▶ Task goal:
Exclude the pictures, then repeat the remaining data exactly.

* * * * * * * * *

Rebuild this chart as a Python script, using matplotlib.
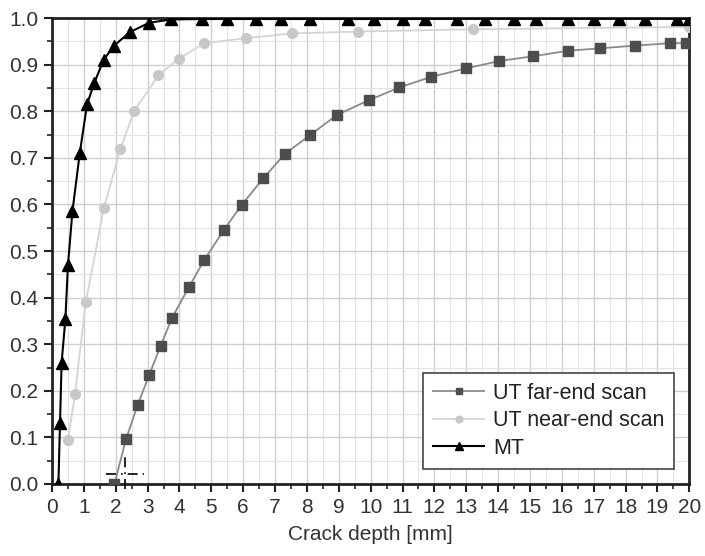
import matplotlib
matplotlib.use("Agg")
import matplotlib.pyplot as plt
from matplotlib.ticker import MultipleLocator, FormatStrFormatter

plt.rcParams['font.family'] = ['Liberation Sans', 'DejaVu Sans']

# crack depth [mm] / probability of detection
mt_x = [0.2, 0.25, 0.3, 0.42, 0.5, 0.64, 0.87, 1.1, 1.32, 1.62, 1.93, 2.45, 3.05, 3.73,
        4.7, 5.5, 6.4, 7.2, 8.1, 9.3, 10.1, 11.0, 11.7, 12.7, 13.6, 14.5, 15.2, 16.2,
        17.0, 17.8, 18.6, 19.6, 20.0]
mt_y = [0.0, 0.13, 0.26, 0.355, 0.47, 0.585, 0.71, 0.815, 0.86, 0.91, 0.94, 0.97, 0.99, 0.997,
        0.998, 0.998, 0.998, 0.998, 0.998, 0.998, 0.998, 0.998, 0.998, 0.999, 0.999, 0.999,
        0.999, 0.999, 0.999, 0.999, 0.999, 0.999, 0.999]

near_x = [0.5, 0.72, 1.06, 1.63, 2.14, 2.58, 3.34, 3.98, 4.78, 6.1, 7.53, 9.61, 13.2, 20.0]
near_y = [0.094, 0.193, 0.391, 0.593, 0.718, 0.801, 0.877, 0.913, 0.946, 0.957, 0.967,
          0.971, 0.976, 0.981]

far_x = [1.96, 2.32, 2.69, 3.05, 3.41, 3.77, 4.29, 4.78, 5.40, 5.95, 6.63, 7.3, 8.1, 8.94,
         9.95, 10.9, 11.9, 13.0, 14.04, 15.1, 16.2, 17.2, 18.3, 19.4, 19.9]
far_y = [0.0, 0.096, 0.17, 0.234, 0.297, 0.357, 0.422, 0.481, 0.546, 0.599, 0.656, 0.708,
         0.749, 0.792, 0.824, 0.851, 0.874, 0.892, 0.908, 0.918, 0.93, 0.935, 0.941, 0.946,
         0.946]

# a90 crosshair of the far-end scan
a90_x = 2.3
a90_y = 0.021

fig = plt.figure(figsize=(7.05, 5.56), dpi=100)
ax = fig.add_axes([0.0738, 0.1295, 0.904, 0.838])

ax.plot(far_x, far_y, color='#8a8a8a', lw=1.3, marker='s', ms=6.5,
        mfc='#4d4d4d', mec='#4d4d4d', label='UT far-end scan', zorder=3)
ax.plot(near_x, near_y, color='#d4d4d4', lw=1.3, marker='o', ms=7,
        mfc='#c8c8c8', mec='#c8c8c8', label='UT near-end scan', zorder=3)
ax.plot(mt_x, mt_y, color='black', lw=1.5, marker='^', ms=8,
        mfc='black', mec='black', label='MT', zorder=4)

# dash-dot crosshair
ax.plot([a90_x - 0.6, a90_x + 0.6], [a90_y, a90_y], color='black', lw=1.2,
        ls=(0, (6, 3, 1, 3)), zorder=5, clip_on=False)
ax.plot([a90_x, a90_x], [-0.01, 0.065], color='black', lw=1.2,
        ls=(0, (6, 3, 1, 3)), zorder=5, clip_on=False)

ax.set_xlim(0, 20)
ax.set_ylim(0, 1.0)
ax.xaxis.set_major_locator(MultipleLocator(1))
ax.xaxis.set_minor_locator(MultipleLocator(0.5))
ax.yaxis.set_major_locator(MultipleLocator(0.1))
ax.yaxis.set_minor_locator(MultipleLocator(0.05))
ax.yaxis.set_major_formatter(FormatStrFormatter('%.1f'))

ax.grid(which='major', color='#cfcfcf', lw=1.0)
ax.grid(which='minor', color='#e4e4e4', lw=0.8)
ax.set_axisbelow(True)

for s in ax.spines.values():
    s.set_linewidth(2.0)
    s.set_color('#222222')

ax.tick_params(which='major', direction='out', length=6, width=1.5, labelsize=15,
               colors='#222222', labelcolor='#333333', pad=4)
ax.tick_params(which='minor', direction='out', length=3.5, width=1.2, colors='#222222')

ax.set_xlabel('Crack depth [mm]', fontsize=15, color='#333333', labelpad=6)

leg = ax.legend(loc='lower right', fontsize=15.5, frameon=True, fancybox=False,
                edgecolor='#444444', framealpha=1, numpoints=1, handlelength=2.4,
                handletextpad=0.4, markerscale=0.7,
                borderpad=0.45, labelspacing=0.3, bbox_to_anchor=(0.993, 0.01))
leg.get_frame().set_linewidth(1.2)
for t in leg.get_texts():
    t.set_color('#222222')

fig.savefig('out.png', dpi=100)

* * * * * * * * *

▶ Solution below:
Rebuild this chart as a Python script, using matplotlib.
import matplotlib
matplotlib.use("Agg")
import matplotlib.pyplot as plt
from matplotlib.ticker import MultipleLocator, FormatStrFormatter

plt.rcParams['font.family'] = ['Liberation Sans', 'DejaVu Sans']

# crack depth [mm] / probability of detection
mt_x = [0.2, 0.25, 0.3, 0.42, 0.5, 0.64, 0.87, 1.1, 1.32, 1.62, 1.93, 2.45, 3.05, 3.73,
        4.7, 5.5, 6.4, 7.2, 8.1, 9.3, 10.1, 11.0, 11.7, 12.7, 13.6, 14.5, 15.2, 16.2,
        17.0, 17.8, 18.6, 19.6, 20.0]
mt_y = [0.0, 0.13, 0.26, 0.355, 0.47, 0.585, 0.71, 0.815, 0.86, 0.91, 0.94, 0.97, 0.99, 0.997,
        0.998, 0.998, 0.998, 0.998, 0.998, 0.998, 0.998, 0.998, 0.998, 0.999, 0.999, 0.999,
        0.999, 0.999, 0.999, 0.999, 0.999, 0.999, 0.999]

near_x = [0.5, 0.72, 1.06, 1.63, 2.14, 2.58, 3.34, 3.98, 4.78, 6.1, 7.53, 9.61, 13.2, 20.0]
near_y = [0.094, 0.193, 0.391, 0.593, 0.718, 0.801, 0.877, 0.913, 0.946, 0.957, 0.967,
          0.971, 0.976, 0.981]

far_x = [1.96, 2.32, 2.69, 3.05, 3.41, 3.77, 4.29, 4.78, 5.40, 5.95, 6.63, 7.3, 8.1, 8.94,
         9.95, 10.9, 11.9, 13.0, 14.04, 15.1, 16.2, 17.2, 18.3, 19.4, 19.9]
far_y = [0.0, 0.096, 0.17, 0.234, 0.297, 0.357, 0.422, 0.481, 0.546, 0.599, 0.656, 0.708,
         0.749, 0.792, 0.824, 0.851, 0.874, 0.892, 0.908, 0.918, 0.93, 0.935, 0.941, 0.946,
         0.946]

# a90 crosshair of the far-end scan
a90_x = 2.3
a90_y = 0.021

fig = plt.figure(figsize=(7.05, 5.56), dpi=100)
ax = fig.add_axes([0.0738, 0.1295, 0.904, 0.838])

ax.plot(far_x, far_y, color='#8a8a8a', lw=1.3, marker='s', ms=6.5,
        mfc='#4d4d4d', mec='#4d4d4d', label='UT far-end scan', zorder=3)
ax.plot(near_x, near_y, color='#d4d4d4', lw=1.3, marker='o', ms=7,
        mfc='#c8c8c8', mec='#c8c8c8', label='UT near-end scan', zorder=3)
ax.plot(mt_x, mt_y, color='black', lw=1.5, marker='^', ms=8,
        mfc='black', mec='black', label='MT', zorder=4)

# dash-dot crosshair
ax.plot([a90_x - 0.6, a90_x + 0.6], [a90_y, a90_y], color='black', lw=1.2,
        ls=(0, (6, 3, 1, 3)), zorder=5, clip_on=False)
ax.plot([a90_x, a90_x], [-0.01, 0.065], color='black', lw=1.2,
        ls=(0, (6, 3, 1, 3)), zorder=5, clip_on=False)

ax.set_xlim(0, 20)
ax.set_ylim(0, 1.0)
ax.xaxis.set_major_locator(MultipleLocator(1))
ax.xaxis.set_minor_locator(MultipleLocator(0.5))
ax.yaxis.set_major_locator(MultipleLocator(0.1))
ax.yaxis.set_minor_locator(MultipleLocator(0.05))
ax.yaxis.set_major_formatter(FormatStrFormatter('%.1f'))

ax.grid(which='major', color='#cfcfcf', lw=1.0)
ax.grid(which='minor', color='#e4e4e4', lw=0.8)
ax.set_axisbelow(True)

for s in ax.spines.values():
    s.set_linewidth(2.0)
    s.set_color('#222222')

ax.tick_params(which='major', direction='out', length=6, width=1.5, labelsize=15,
               colors='#222222', labelcolor='#333333', pad=4)
ax.tick_params(which='minor', direction='out', length=3.5, width=1.2, colors='#222222')

ax.set_xlabel('Crack depth [mm]', fontsize=15, color='#333333', labelpad=6)

leg = ax.legend(loc='lower right', fontsize=15.5, frameon=True, fancybox=False,
                edgecolor='#444444', framealpha=1, numpoints=1, handlelength=2.4,
                handletextpad=0.4, markerscale=0.7,
                borderpad=0.45, labelspacing=0.3, bbox_to_anchor=(0.993, 0.01))
leg.get_frame().set_linewidth(1.2)
for t in leg.get_texts():
    t.set_color('#222222')

fig.savefig('out.png', dpi=100)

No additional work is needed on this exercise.